Club 3 de Noviembre
- Nicknames: El 3 Trico
- Founded: 1959; 67 years ago
- Ground: Rubén Ramírez Stadium
- Capacity: 1,500^{[citation needed]}
- Chairman: Edgar Serafini
- Manager: Héctor Mario Nuñez
- League: Primera B Metropolitana
- 2023: 7°
| Home colours |

= Club 3 de Noviembre =

Football club in Paraguay

Club 3 de Noviembre is a Paraguayan football club based in Asunción. It was founded on May 15, 1959, and currently competes in the Primera B Metropolitana league of the Tercera División, the third-tier of Paraguayan football. They play their home matches at Estadio Dr. Ruben Ramirez.

== History ==
Founded on May 15, 1959, initially with the name of Club 15 de Mayo, it was later, in an assembly on May 15, 1961, decided to change the name its current one in honor of the date of birth of the then president of the country.
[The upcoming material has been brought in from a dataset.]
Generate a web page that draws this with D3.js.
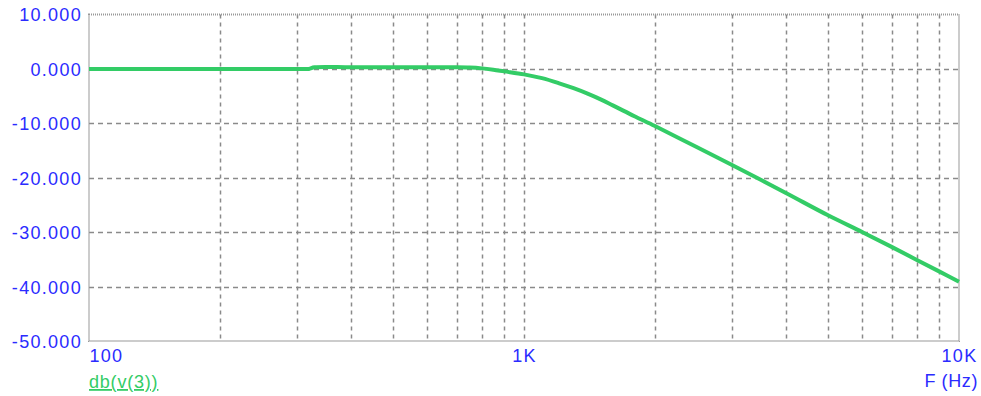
<!DOCTYPE html>
<html><head><meta charset="utf-8">
<script src="https://cdn.jsdelivr.net/npm/d3@7"></script>
<style>html,body{margin:0;padding:0;background:#fff;}svg{display:block;}</style>
</head><body>
<svg id="chart" width="981" height="396"></svg>
<script>
// Data
const freqs = [100, 150, 200, 250, 300, 320, 330, 400, 500, 600, 700, 750, 800, 850, 900, 1000, 1100, 1200, 1300, 1400, 1500, 1600, 1700, 1800, 2000, 2500, 3000, 4000, 5000, 6000, 7000, 8000, 9000, 10000];
const dbValues = [0, 0, 0, 0, 0, 0, 0.3, 0.3, 0.3, 0.3, 0.3, 0.25, 0.1, -0.15, -0.45, -1.0, -1.7, -2.6, -3.55, -4.55, -5.6, -6.7, -7.75, -8.75, -10.5, -14.4, -17.6, -22.8, -26.9, -30.0, -32.7, -35.1, -37.2, -39.1];
const yTicks = [10, 0, -10, -20, -30, -40, -50];
const yTickLabels = ["10.000", "0.000", "-10.000", "-20.000", "-30.000", "-40.000", "-50.000"];
const xTicks = [100, 1000, 10000];
const xTickLabels = ["100", "1K", "10K"];
const xGrid = [200, 300, 400, 500, 600, 700, 800, 900, 1000, 2000, 3000, 4000, 5000, 6000, 7000, 8000, 9000];
const yGrid = [0, -10, -20, -30, -40];
const seriesName = "db(v(3))";
const xAxisTitle = "F (Hz)";

const L = 89, R = 959, T = 14.5, B = 341;
const svg = d3.select("#chart");
const x = d3.scaleLog().domain([100, 10000]).range([L, R]);
const y = d3.scaleLinear().domain([-50, 10]).range([B, T]);
const blue = "#2b2bff";
const green = "#33cc66";
const font = "'Liberation Sans', Arial, sans-serif";

// grid
svg.append("g").selectAll("line").data(xGrid).join("line")
  .attr("x1", d => Math.round(x(d)) + 0.5).attr("x2", d => Math.round(x(d)) + 0.5)
  .attr("y1", T).attr("y2", B)
  .attr("stroke", "#8a8a8a").attr("stroke-width", 1.5).attr("stroke-dasharray", "4,4");
svg.append("g").selectAll("line").data(yGrid).join("line")
  .attr("y1", d => Math.round(y(d)) + 0.5).attr("y2", d => Math.round(y(d)) + 0.5)
  .attr("x1", L).attr("x2", R)
  .attr("stroke", "#8a8a8a").attr("stroke-width", 1.5).attr("stroke-dasharray", "5,4");

// border
svg.append("rect").attr("x", L).attr("y", T).attr("width", R - L).attr("height", B - T)
  .attr("fill", "none").attr("stroke", "#999").attr("stroke-width", 2).attr("stroke-dasharray", "1,1");

// axes labels via d3 axes (no lines)
const yAxis = d3.axisLeft(y).tickValues(yTicks).tickFormat((d, i) => yTickLabels[i]).tickSize(0).tickPadding(7);
const gy = svg.append("g").attr("transform", `translate(${L},0)`).call(yAxis);
gy.select(".domain").remove();
gy.selectAll("text").attr("fill", blue).attr("font-family", font).attr("font-size", 18)
  .attr("letter-spacing", "1.3px").attr("dy", "0.36em");

const xAxis = d3.axisBottom(x).tickValues(xTicks).tickFormat((d, i) => xTickLabels[i]).tickSize(0).tickPadding(8);
const gx = svg.append("g").attr("transform", `translate(0,${B})`).call(xAxis);
gx.select(".domain").remove();
gx.selectAll("text").attr("fill", blue).attr("font-family", font).attr("font-size", 18)
  .attr("letter-spacing", "1.3px").attr("dy", "0.71em")
  .attr("text-anchor", (d, i) => i === 0 ? "start" : "middle");

// series
const pts = freqs.map((f, i) => [f, dbValues[i]]);
svg.append("path").datum(pts)
  .attr("fill", "none").attr("stroke", green).attr("stroke-width", 4).attr("stroke-linejoin", "round")
  .attr("d", d3.line().x(d => x(d[0])).y(d => y(d[1])).curve(d3.curveCatmullRom.alpha(0.5)));

// legend & title
svg.append("text").attr("x", L).attr("y", 388).attr("fill", green).attr("font-family", font)
  .attr("font-size", 18).attr("letter-spacing", "0.8px").attr("text-decoration", "underline").text(seriesName);
svg.append("text").attr("x", 978).attr("y", 387).attr("text-anchor", "end").attr("fill", blue)
  .attr("font-family", font).attr("font-size", 18).attr("letter-spacing", "0.6px").text(xAxisTitle);
</script>
</body></html>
At its early years, the club was affiliated with the Liga Deportiva de Fernando de la Mora where they won a title in 1969.

In 1971, they joined the Asociación Paraguaya de Fútbol (APF), then known as Liga Paraguaya de Fútbol, to participate in what was called the Segunda de Ascenso, the third and last division of Paraguayan football at that time.

In the 2001 season the club finished in the last place of the table in the Cuarta División (Segunda de Ascenso at that time).

In the 2004 season, under the presidency of César Benegas, the club obtained its first and only title so far in an APF competitions by winning the Primera División C championship and thus achieving promotion to Primera División B.

Since 2005 it has remained in the Primera División B of the Tercera División, achieving its best participation in the 2006 and 2008 seasons, reaching 4th place.

== Ground ==
Their home stadium name is Rubén Ramírez, in honor of a former president of the club. It was located, at the time of its inauguration, in the very center of the San Pablo neighborhood, today the area belongs to the Hipódromo neighborhood, in the intersection of Avenida De La Victoria and Paso de Patria. Despite this, the club is always associated and identified with the San Pablo neighborhood.

== Division data ==

- Tercera División seasons: 38+ (1971–1996, 2005–present).
- Cuarta División seasons: 7 (1997–2001, 2003–2004).

== Honours ==

=== National tournaments ===

- Cuarta División (1): 2004.

=== Regionals tournaments ===

- Liga Deportiva de Fernando de la Mora (1): 1969.